Would you repeat the listing exactly but omit every picture?
--- START Raw data ---
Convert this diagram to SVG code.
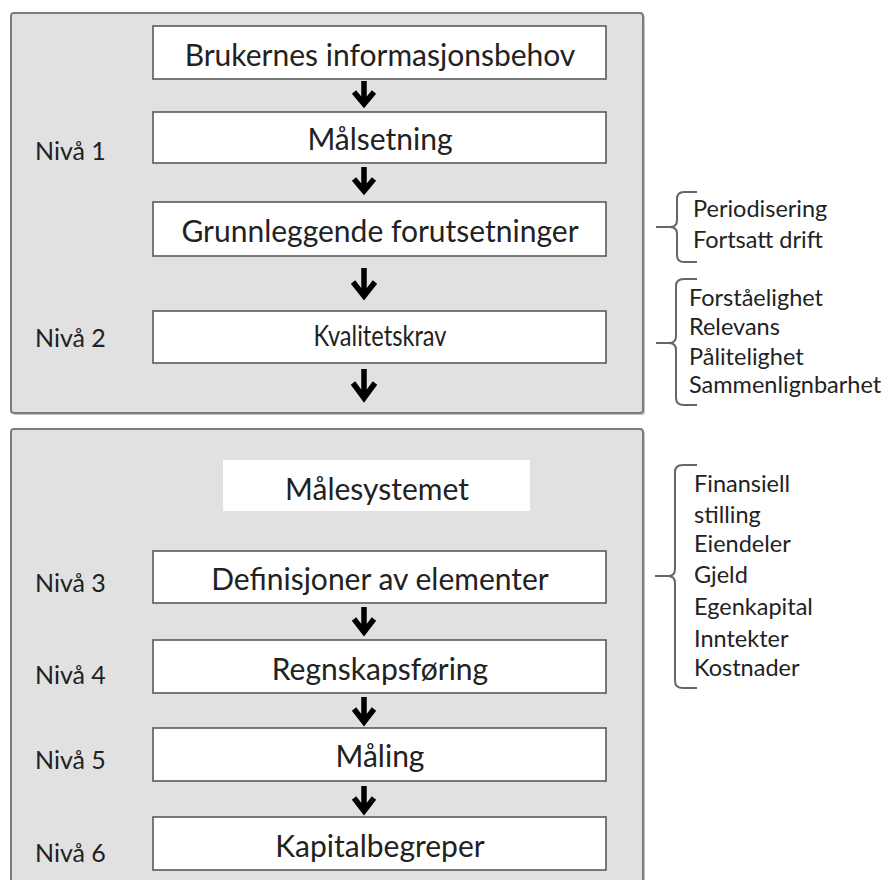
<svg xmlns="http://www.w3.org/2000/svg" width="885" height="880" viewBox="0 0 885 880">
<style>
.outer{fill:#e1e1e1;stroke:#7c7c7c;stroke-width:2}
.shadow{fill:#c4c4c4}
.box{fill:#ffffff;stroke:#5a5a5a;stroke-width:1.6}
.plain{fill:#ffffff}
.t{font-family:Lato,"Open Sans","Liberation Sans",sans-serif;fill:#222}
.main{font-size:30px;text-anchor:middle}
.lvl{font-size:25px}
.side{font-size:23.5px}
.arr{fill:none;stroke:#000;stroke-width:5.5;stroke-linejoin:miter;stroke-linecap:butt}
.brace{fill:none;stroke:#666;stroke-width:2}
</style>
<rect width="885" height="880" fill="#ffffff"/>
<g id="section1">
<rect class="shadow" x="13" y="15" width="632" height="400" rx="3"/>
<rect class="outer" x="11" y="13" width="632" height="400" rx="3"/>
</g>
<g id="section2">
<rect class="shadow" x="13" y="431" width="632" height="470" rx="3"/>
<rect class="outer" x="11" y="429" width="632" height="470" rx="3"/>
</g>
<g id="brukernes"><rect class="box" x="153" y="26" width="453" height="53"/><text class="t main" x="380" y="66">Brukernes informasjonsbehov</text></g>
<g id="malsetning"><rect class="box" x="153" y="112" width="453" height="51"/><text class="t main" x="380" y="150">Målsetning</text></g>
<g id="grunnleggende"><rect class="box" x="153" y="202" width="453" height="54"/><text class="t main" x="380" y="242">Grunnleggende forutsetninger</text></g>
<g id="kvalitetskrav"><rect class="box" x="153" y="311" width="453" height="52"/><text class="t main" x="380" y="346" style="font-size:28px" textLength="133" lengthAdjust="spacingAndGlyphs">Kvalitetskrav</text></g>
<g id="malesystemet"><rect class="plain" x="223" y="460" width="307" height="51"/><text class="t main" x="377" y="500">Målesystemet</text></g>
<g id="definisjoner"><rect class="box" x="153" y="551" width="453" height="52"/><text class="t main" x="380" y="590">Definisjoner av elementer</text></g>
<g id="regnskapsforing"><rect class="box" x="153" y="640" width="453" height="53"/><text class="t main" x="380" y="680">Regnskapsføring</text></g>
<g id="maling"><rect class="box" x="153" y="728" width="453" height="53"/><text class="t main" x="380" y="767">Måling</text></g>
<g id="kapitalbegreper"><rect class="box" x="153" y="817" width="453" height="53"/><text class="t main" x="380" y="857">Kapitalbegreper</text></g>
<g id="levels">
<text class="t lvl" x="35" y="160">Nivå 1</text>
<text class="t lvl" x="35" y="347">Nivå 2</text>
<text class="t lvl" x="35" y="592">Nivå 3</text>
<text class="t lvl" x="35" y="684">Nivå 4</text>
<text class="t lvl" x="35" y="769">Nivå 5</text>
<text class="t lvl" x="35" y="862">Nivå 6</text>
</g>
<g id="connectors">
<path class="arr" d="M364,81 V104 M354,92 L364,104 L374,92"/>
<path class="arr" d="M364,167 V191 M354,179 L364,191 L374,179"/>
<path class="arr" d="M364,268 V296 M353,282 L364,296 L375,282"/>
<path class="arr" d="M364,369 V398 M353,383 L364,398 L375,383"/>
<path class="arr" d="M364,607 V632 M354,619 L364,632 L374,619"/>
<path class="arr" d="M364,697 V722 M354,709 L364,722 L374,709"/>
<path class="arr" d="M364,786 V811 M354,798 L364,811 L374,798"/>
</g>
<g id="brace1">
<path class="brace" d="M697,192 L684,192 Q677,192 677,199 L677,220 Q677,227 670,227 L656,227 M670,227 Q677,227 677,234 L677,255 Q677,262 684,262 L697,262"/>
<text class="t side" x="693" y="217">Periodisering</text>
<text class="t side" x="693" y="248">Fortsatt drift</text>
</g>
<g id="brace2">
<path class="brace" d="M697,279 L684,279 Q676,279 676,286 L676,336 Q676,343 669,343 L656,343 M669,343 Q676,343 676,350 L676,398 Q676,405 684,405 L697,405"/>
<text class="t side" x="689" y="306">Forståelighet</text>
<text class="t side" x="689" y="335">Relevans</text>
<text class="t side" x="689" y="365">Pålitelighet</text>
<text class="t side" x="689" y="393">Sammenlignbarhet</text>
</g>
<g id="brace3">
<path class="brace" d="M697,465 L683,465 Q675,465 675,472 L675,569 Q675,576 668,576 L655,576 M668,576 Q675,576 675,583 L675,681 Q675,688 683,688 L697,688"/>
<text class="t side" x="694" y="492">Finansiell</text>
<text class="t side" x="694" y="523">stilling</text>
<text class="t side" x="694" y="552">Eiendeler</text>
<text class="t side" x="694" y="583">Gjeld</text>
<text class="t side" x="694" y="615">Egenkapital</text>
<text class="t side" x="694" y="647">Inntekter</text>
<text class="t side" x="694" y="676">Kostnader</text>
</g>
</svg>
--- END Raw data ---
» Finished answer
Convert this diagram to SVG code.
<svg xmlns="http://www.w3.org/2000/svg" width="885" height="880" viewBox="0 0 885 880">
<style>
.outer{fill:#e1e1e1;stroke:#7c7c7c;stroke-width:2}
.shadow{fill:#c4c4c4}
.box{fill:#ffffff;stroke:#5a5a5a;stroke-width:1.6}
.plain{fill:#ffffff}
.t{font-family:Lato,"Open Sans","Liberation Sans",sans-serif;fill:#222}
.main{font-size:30px;text-anchor:middle}
.lvl{font-size:25px}
.side{font-size:23.5px}
.arr{fill:none;stroke:#000;stroke-width:5.5;stroke-linejoin:miter;stroke-linecap:butt}
.brace{fill:none;stroke:#666;stroke-width:2}
</style>
<rect width="885" height="880" fill="#ffffff"/>
<g id="section1">
<rect class="shadow" x="13" y="15" width="632" height="400" rx="3"/>
<rect class="outer" x="11" y="13" width="632" height="400" rx="3"/>
</g>
<g id="section2">
<rect class="shadow" x="13" y="431" width="632" height="470" rx="3"/>
<rect class="outer" x="11" y="429" width="632" height="470" rx="3"/>
</g>
<g id="brukernes"><rect class="box" x="153" y="26" width="453" height="53"/><text class="t main" x="380" y="66">Brukernes informasjonsbehov</text></g>
<g id="malsetning"><rect class="box" x="153" y="112" width="453" height="51"/><text class="t main" x="380" y="150">Målsetning</text></g>
<g id="grunnleggende"><rect class="box" x="153" y="202" width="453" height="54"/><text class="t main" x="380" y="242">Grunnleggende forutsetninger</text></g>
<g id="kvalitetskrav"><rect class="box" x="153" y="311" width="453" height="52"/><text class="t main" x="380" y="346" style="font-size:28px" textLength="133" lengthAdjust="spacingAndGlyphs">Kvalitetskrav</text></g>
<g id="malesystemet"><rect class="plain" x="223" y="460" width="307" height="51"/><text class="t main" x="377" y="500">Målesystemet</text></g>
<g id="definisjoner"><rect class="box" x="153" y="551" width="453" height="52"/><text class="t main" x="380" y="590">Definisjoner av elementer</text></g>
<g id="regnskapsforing"><rect class="box" x="153" y="640" width="453" height="53"/><text class="t main" x="380" y="680">Regnskapsføring</text></g>
<g id="maling"><rect class="box" x="153" y="728" width="453" height="53"/><text class="t main" x="380" y="767">Måling</text></g>
<g id="kapitalbegreper"><rect class="box" x="153" y="817" width="453" height="53"/><text class="t main" x="380" y="857">Kapitalbegreper</text></g>
<g id="levels">
<text class="t lvl" x="35" y="160">Nivå 1</text>
<text class="t lvl" x="35" y="347">Nivå 2</text>
<text class="t lvl" x="35" y="592">Nivå 3</text>
<text class="t lvl" x="35" y="684">Nivå 4</text>
<text class="t lvl" x="35" y="769">Nivå 5</text>
<text class="t lvl" x="35" y="862">Nivå 6</text>
</g>
<g id="connectors">
<path class="arr" d="M364,81 V104 M354,92 L364,104 L374,92"/>
<path class="arr" d="M364,167 V191 M354,179 L364,191 L374,179"/>
<path class="arr" d="M364,268 V296 M353,282 L364,296 L375,282"/>
<path class="arr" d="M364,369 V398 M353,383 L364,398 L375,383"/>
<path class="arr" d="M364,607 V632 M354,619 L364,632 L374,619"/>
<path class="arr" d="M364,697 V722 M354,709 L364,722 L374,709"/>
<path class="arr" d="M364,786 V811 M354,798 L364,811 L374,798"/>
</g>
<g id="brace1">
<path class="brace" d="M697,192 L684,192 Q677,192 677,199 L677,220 Q677,227 670,227 L656,227 M670,227 Q677,227 677,234 L677,255 Q677,262 684,262 L697,262"/>
<text class="t side" x="693" y="217">Periodisering</text>
<text class="t side" x="693" y="248">Fortsatt drift</text>
</g>
<g id="brace2">
<path class="brace" d="M697,279 L684,279 Q676,279 676,286 L676,336 Q676,343 669,343 L656,343 M669,343 Q676,343 676,350 L676,398 Q676,405 684,405 L697,405"/>
<text class="t side" x="689" y="306">Forståelighet</text>
<text class="t side" x="689" y="335">Relevans</text>
<text class="t side" x="689" y="365">Pålitelighet</text>
<text class="t side" x="689" y="393">Sammenlignbarhet</text>
</g>
<g id="brace3">
<path class="brace" d="M697,465 L683,465 Q675,465 675,472 L675,569 Q675,576 668,576 L655,576 M668,576 Q675,576 675,583 L675,681 Q675,688 683,688 L697,688"/>
<text class="t side" x="694" y="492">Finansiell</text>
<text class="t side" x="694" y="523">stilling</text>
<text class="t side" x="694" y="552">Eiendeler</text>
<text class="t side" x="694" y="583">Gjeld</text>
<text class="t side" x="694" y="615">Egenkapital</text>
<text class="t side" x="694" y="647">Inntekter</text>
<text class="t side" x="694" y="676">Kostnader</text>
</g>
</svg>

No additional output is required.